Barclays argued that because all of the references to legal advice concerned the Open Documents, using them now did not involve waiver at all. Waksman J did not agree with this, rejecting the notion that a once-privileged document which has lost that status because it has been deployed on one occasion has therefore become irrelevant from a privilege point of view from then on.

Since there had been a waiver of privilege Waksman J also addressed scope, finding that the issue or transaction was obviously the lawyers' advice about the ASAs, and Barclays could not now argue for some much narrower transaction. On timing, Waksman J did not accept that the application was too late as the application could not have been brought or determined until the final versions of the relevant witness statements were produced, and that had only just happened. On proportionality he held that in litigation of "this mammoth scale", where the claims made and defended might be as much as £1 billion, the costs involved in this disclosure order were clearly not disproportionate. 

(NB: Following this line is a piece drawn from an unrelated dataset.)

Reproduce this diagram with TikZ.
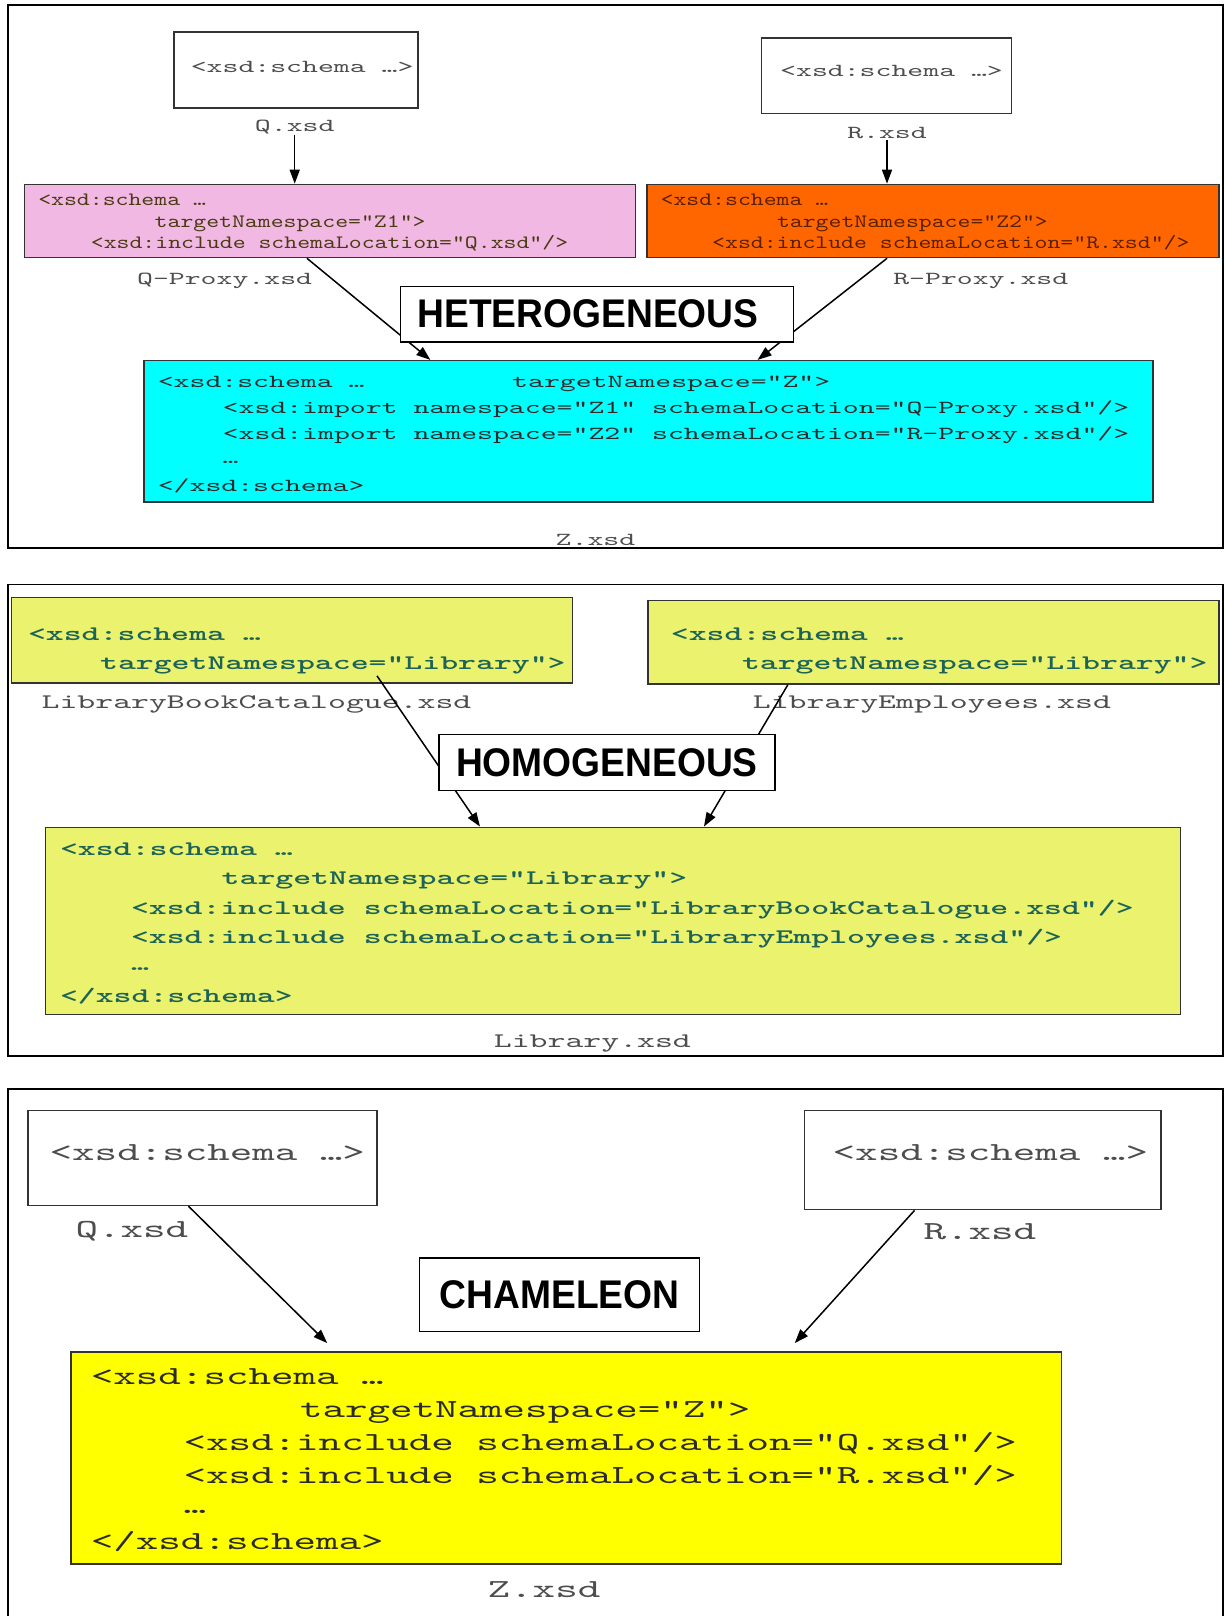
\documentclass[tikz,border=0pt]{standalone}
\usepackage{fontspec}
\usepackage{tikz}
\usetikzlibrary{arrows.meta,calc}
\newfontfamily\codefont{lmmono10-regular}[Extension=.otf,BoldFont=lmmonolt10-bold,FakeStretch=1.65]
\newfontfamily\codemidfont{lmmono10-regular}[Extension=.otf,FakeStretch=1.3]
\newfontfamily\titlefont{Liberation Sans}[FakeStretch=0.93]
\definecolor{pinkfill}{HTML}{F2B8E4}
\definecolor{orangefill}{HTML}{FF6600}
\definecolor{cyanfill}{HTML}{00FFFF}
\definecolor{limefill}{HTML}{EBF36E}
\definecolor{yellowfill}{HTML}{FFFF00}
\definecolor{pinktext}{HTML}{4A3A12}
\definecolor{orangetext}{HTML}{5A1E00}
\definecolor{tealtext}{HTML}{1D6358}
\definecolor{graytext}{HTML}{4D4D4D}
\definecolor{darktext}{HTML}{2B2B2B}

\begin{document}
\begin{tikzpicture}[x=1pt,y=-1pt]

    \tikzset{FR/.style={draw=black,line width=1.4pt}}
    \tikzset{BX/.style={draw=black!80,line width=1.4pt,inner sep=0pt}}
    \tikzset{TB/.style={draw=black,line width=1.4pt,fill=white,inner sep=0pt,font=\titlefont\bfseries\fontsize{40}{44}\selectfont}}
    \tikzset{CL/.style={anchor=mid west,inner sep=0pt,yshift=-5pt}}
    \tikzset{LB/.style={inner sep=1pt,text=graytext,yshift=-3pt}}
    \tikzset{AR/.style={draw=black,line width=1.5pt,-{Triangle[length=14pt,width=10pt]}}}
    \tikzset{PA/.style={font=\codefont\fontsize{18.36}{22}\selectfont}}
    \tikzset{PB/.style={font=\codemidfont\fontsize{18.9}{22}\selectfont}}
    \tikzset{PC/.style={font=\codefont\fontsize{20.67}{24}\selectfont}}
    \tikzset{PCB/.style={font=\codefont\bfseries\fontsize{20.67}{24}\selectfont,text=tealtext}}
    \tikzset{PD/.style={font=\codefont\fontsize{26}{30}\selectfont}}

    \useasboundingbox (0,0) rectangle (1225,1616);
    \fill[white] (0,0) rectangle (1225,1616);

    \draw[FR] (8,5) rectangle (1223,548);
    \node (q) [BX,minimum width=244,minimum height=76] at (296,70) {};
    	\node (qt) [CL,PA,text=graytext] at (190.6,65) {<xsd:schema …>};
    	\node (ql) [LB,PA] at (294.7,123.6) {Q.xsd};
    \node (r) [BX,minimum width=250.3,minimum height=75.3] at (886.5,75.6) {};
    	\node (rt) [CL,PA,text=graytext] at (780,69) {<xsd:schema …>};
    	\node (rl) [LB,PA] at (887,129.8) {R.xsd};
    \node (qp) [BX,fill=pinkfill,minimum width=611,minimum height=73.2] at (330.2,221) {};
    	\node (qp1) [CL,PB,text=pinktext] at (38.1,198.8) {<xsd:schema …};
    	\node (qp2) [CL,PB,text=pinktext] at (154.5,220.5) {targetNamespace="Z1">};
    	\node (qp3) [CL,PB,text=pinktext] at (90.7,241.1) {<xsd:include schemaLocation="Q.xsd"/>};
    	\node (qpl) [LB,PA] at (224.6,278.2) {Q-Proxy.xsd};
    \node (rp) [BX,fill=orangefill,minimum width=571.8,minimum height=73.2] at (932.9,221) {};
    	\node (rp1) [CL,PB,text=orangetext] at (660.4,198.8) {<xsd:schema …};
    	\node (rp2) [CL,PB,text=orangetext] at (776.8,220.5) {targetNamespace="Z2">};
    	\node (rp3) [CL,PB,text=orangetext] at (712,241.1) {<xsd:include schemaLocation="R.xsd"/>};
    	\node (rpl) [LB,PA] at (980.8,278.2) {R-Proxy.xsd};
    \node (z) [BX,fill=cyanfill,minimum width=1008.7,minimum height=141.2] at (648.5,431.2) {};
    	\node (z1) [CL,PA,text=darktext] at (157.6,380) {<xsd:schema …};
    	\node (z1b) [CL,PA,text=darktext] at (512,380) {targetNamespace="Z">};
    	\node (z2) [CL,PA,text=darktext] at (222.5,406) {<xsd:import namespace="Z1" schemaLocation="Q-Proxy.xsd"/>};
    	\node (z3) [CL,PA,text=darktext] at (222.5,432) {<xsd:import namespace="Z2" schemaLocation="R-Proxy.xsd"/>};
    	\node (z4) [CL,PA,text=darktext] at (222.5,456) {…};
    	\node (z5) [CL,PA,text=darktext] at (157.6,484) {</xsd:schema>};
    	\node (zl) [LB,PA] at (595.5,536.8) {Z.xsd};

    \path[AR] (ql.south) -- (ql.south |- qp.north);
    \path[AR] (rl.south) -- (rl.south |- rp.north);
    \path[AR] ($(qp.south west)!0.462!(qp.south east)$) -- ($(z.north west)!0.284!(z.north east)$);
    \path[AR] ($(rp.south west)!0.42!(rp.south east)$) -- ($(z.north west)!0.608!(z.north east)$);
    \node (het) [TB,minimum width=392.5,minimum height=55.6] at (597,314.2) {HETEROGENEOUS\hspace*{18pt}};

    \draw[FR] (8,584.2) rectangle (1223,1056);
    \node (lb) [BX,fill=limefill,minimum width=561.5,minimum height=85.5] at (292,640.4) {};
    	\node (lb1) [CL,PCB] at (27.8,633.6) {<xsd:schema …};
    	\node (lb2) [CL,PCB] at (99.9,662.5) {targetNamespace="Library">};
    	\node (lbl) [LB,PC] at (256.5,701.6) {LibraryBookCatalogue.xsd};
    \node (le) [BX,fill=limefill,minimum width=570.8,minimum height=83.4] at (933.4,642.4) {};
    	\node (le1) [CL,PCB] at (670.7,633.6) {<xsd:schema …};
    	\node (le2) [CL,PCB] at (741.8,662.5) {targetNamespace="Library">};
    	\node (lel) [LB,PC] at (931.9,701.6) {LibraryEmployees.xsd};
    \node (lz) [BX,fill=limefill,minimum width=1135.4,minimum height=187.5] at (613,921) {};
    	\node (lz1) [CL,PCB] at (59.8,848) {<xsd:schema …};
    	\node (lz2) [CL,PCB] at (221.5,877.5) {targetNamespace="Library">};
    	\node (lz3) [CL,PCB] at (130.8,907) {<xsd:include schemaLocation="LibraryBookCatalogue.xsd"/>};
    	\node (lz4) [CL,PCB] at (130.8,936.5) {<xsd:include schemaLocation="LibraryEmployees.xsd"/>};
    	\node (lz5) [CL,PCB] at (130.8,963) {…};
    	\node (lz6) [CL,PCB] at (59.8,995.5) {</xsd:schema>};
    	\node (lzl) [LB,PC] at (592.4,1040.6) {Library.xsd};

    \path[AR] ($(lb.south west)!0.651!(lb.south east) + (0,-8)$) -- ($(lz.north west)!0.383!(lz.north east)$);
    \path[AR] ($(le.south west)!0.2456!(le.south east)$) -- ($(lz.north west)!0.58!(lz.north east)$);
    \node (hom) [TB,minimum width=335.9,minimum height=55.6] at (606.9,762.4) {HOMOGENEOUS};

    \draw[FR] (8,1089) rectangle (1223,1640);
    \node (cq) [BX,minimum width=349.3,minimum height=94.8] at (202.5,1158.1) {};
    	\node (cqt) [CL,PD,text=graytext] at (49.5,1152.9) {<xsd:schema …>};
    	\node (cql) [LB,PD] at (131.9,1228.1) {Q.xsd};
    \node (cr) [BX,minimum width=356.4,minimum height=98.9] at (982.9,1160.2) {};
    	\node (crt) [CL,PD,text=graytext] at (832.5,1152.9) {<xsd:schema …>};
    	\node (crl) [LB,PD] at (979.8,1229.1) {R.xsd};
    \node (cz) [BX,fill=yellowfill,minimum width=990.1,minimum height=212.2] at (566.2,1457.9) {};
    	\node (cz1) [CL,PD,text=darktext] at (90.7,1377.5) {<xsd:schema …};
    	\node (cz2) [CL,PD,text=darktext] at (299.8,1410.5) {targetNamespace="Z">};
    	\node (cz3) [CL,PD,text=darktext] at (183.4,1443.5) {<xsd:include schemaLocation="Q.xsd"/>};
    	\node (cz4) [CL,PD,text=darktext] at (183.4,1476.5) {<xsd:include schemaLocation="R.xsd"/>};
    	\node (cz5) [CL,PD,text=darktext] at (183.4,1506.5) {…};
    	\node (cz6) [CL,PD,text=darktext] at (90.7,1542.5) {</xsd:schema>};
    	\node (czl) [LB,PD] at (544,1586.7) {Z.xsd};

    \path[AR] ($(cq.south west)!0.46!(cq.south east)$) -- ($(cz.north west)!0.259!(cz.north east) + (0,-8)$);
    \path[AR] ($(cr.south west)!0.309!(cr.south east)$) -- ($(cz.north west)!0.7305!(cz.north east) + (0,-8)$);
    \node (cha) [TB,minimum width=280.3,minimum height=73.2] at (559.5,1294.6) {CHAMELEON};

\end{tikzpicture}
\end{document}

This update provides guidance on whether a reference to the contents versus the effect of legal advice may constitute a collateral waiver. This case makes it clear that this test will be very much fact specific and the context must be considered on a case-by-case basis. On this basis, the case does not provide great clarity and therefore may make it more difficult to predict the outcome of applications for disclosure on the basis of waiver of privilege.

It is notable that the court has taken a wide approach to the waiver of privilege and that references in witness statements to legal advice and taking comfort from this advice (or otherwise dealing with its effect) is sufficient to amount to a waiver, even in circumstances where the content of that advice is not set out. Lawyers should bear this in mind when drafting witness statements and referring to legal advice.

This decision will be of particular relevance to clients who are considering providing limited waiver of privilege, in particular for those involved in cases with the SFO. Organisations should carefully consider the potential impact of providing documents on a limited waiver basis and the risk of a collateral waiver over further documents.